Cerimónia de Acolhimento de Suas Majestades os Reis de Espanha

Torre de Belém
11 de Setembro de 2000


Majestade

É com grande regozijo que vos acolho em Portugal neste local simbólico da gesta dos portugueses.

Na pessoa de Vossa Majestade, vêem os portugueses um homem de Estado que defendeu e ajudou a consolidar a democracia em Espanha, um monarca que soube unir num laço comum de afecto o seu reino, e um amigo fiel que conhece, estima e preza Portugal.

Estou seguro que esta visita, com que Vossa Majestade e a Rainha D. Sofia nos honram, sublinhará de forma eloquente a confiança, a solidez e a profundidade dos laços entre os nossos dois países, neste momento tão prometedor das suas respectivas histórias.

Majestade

Há cinco séculos, rasgando mares ignotos, os dois Estados da Península Ibérica romperam o isolamento e lançaram-se numa aventura de descoberta, exploração e colonização que abriu o mundo à Europa.

Era daqui, desta ocidental praia lusitana, do areal que então cobria estas margens que partiam as caravelas lusas e que ficavam, olhos postos nos navegantes, velhos, mulheres e crianças. Na altura, nem todos os que ficaram perceberam que era esse um horizonte de futuro promissor. Não faltaram velhos do Restelo que então denunciaram a empresa, entendendo que esta não só hipotecava o futuro, como arruinava o presente, trazendo mortes, perigos, tormentas, crueldade e desastres.

A realidade revelou-se diferente: com as descobertas, tornaram-se os Portugueses e Espanhóis, cada um à sua maneira, cidadãos do mundo. A Península Ibérica tornou-se ponto de confluência de civilizações, saberes e gentes. Foi um tempo que se cumpriu e que se esgotou, por razões diversas que não importa agora aprofundar, mas que marcou o início do primeiro ciclo da globalização.

Há vinte cinco anos atrás, Portugal e a Espanha, rompendo mais uma vez o isolamento imposto pelos arcaicos regimes autoritários que os governavam, reencontraram-se com a democracia, que lhes restituiu a dignidade, a liberdade e a justiça, e lhes abriu as portas da Europa.

Essa mudança crucial fez escola e alastrou, nos anos seguintes, desde a América Latina até à Europa Central e Oriental, anunciando uma viragem decisiva na política internacional. Foi mais uma vez da Península Ibérica que partiu um sinal percursor desse novo ciclo de globalização em que nos encontramos, o qual, ao contrário dos anteriores, não se desenrola já sob o signo do espírito de conquista, mas sob a égide da democracia, da economia de mercado e do respeito pelo indivíduo.

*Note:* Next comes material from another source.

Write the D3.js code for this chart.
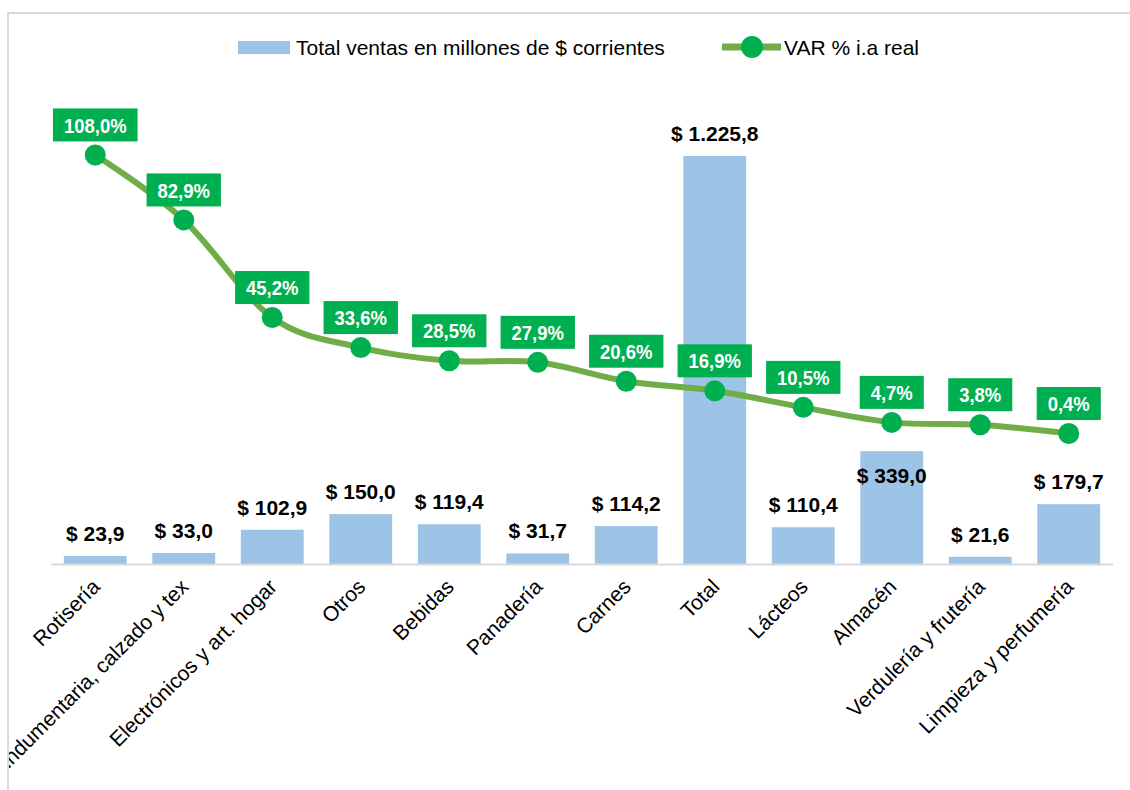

Com a democracia e o ingresso nas Comunidades Europeias, os dois Estados da Península iniciaram uma nova descoberta, não já de distantes paragens e de gentes remotas, mas daquilo que lhes é mais próximo, ou seja das suas respectivas identidades enquanto povos e nações europeias. Com o processo de integração europeia, Portugal e Espanha criaram uma nova cumplicidade, encontraram eixos comuns de solidariedade e abraçaram um projecto partilhado — a grande aventura da construção europeia.

Daqui resultaram relações bilaterais reforçadas, animadas por uma vontade política firme e esclarecida e que, superando rivalidades antigas e desconfianças ancestrais, permitiram o estreitamento dos laços políticos, económicos, culturais e sociais entre os dois países.

Mais ainda, por via da participação no projecto da União Europeia, redescobriram as velhas nações da Península que poderiam cumprir mais um ciclo da sua vocação universalista, reforçando a sua presença internacional e contribuindo para, desta feita, aproximar a Europa do mesmo mundo que, séculos antes, tinham aberto à curiosidade e ao mando dos europeus.

Conjugando esforços e participando activamente na edificação de uma nova Europa, baseada no respeito pelos valores incondicionais da democracia, da paz, da solidariedade, da equidade e do respeito pelos direitos humanos, está nas nossas mãos traçar a linha intangível do horizonte de convivência que desejamos estabelecer entre nós, como Estados soberanos e iguais, parceiros e aliados, vizinhos e amigos, com vista a, utilizando palavras de Fernando Pessoa, “outra vez conquistar a Distância – do mar ou outra, mas que seja nossa!”.
Sejam Vossas Majestades bem vindas a Portugal.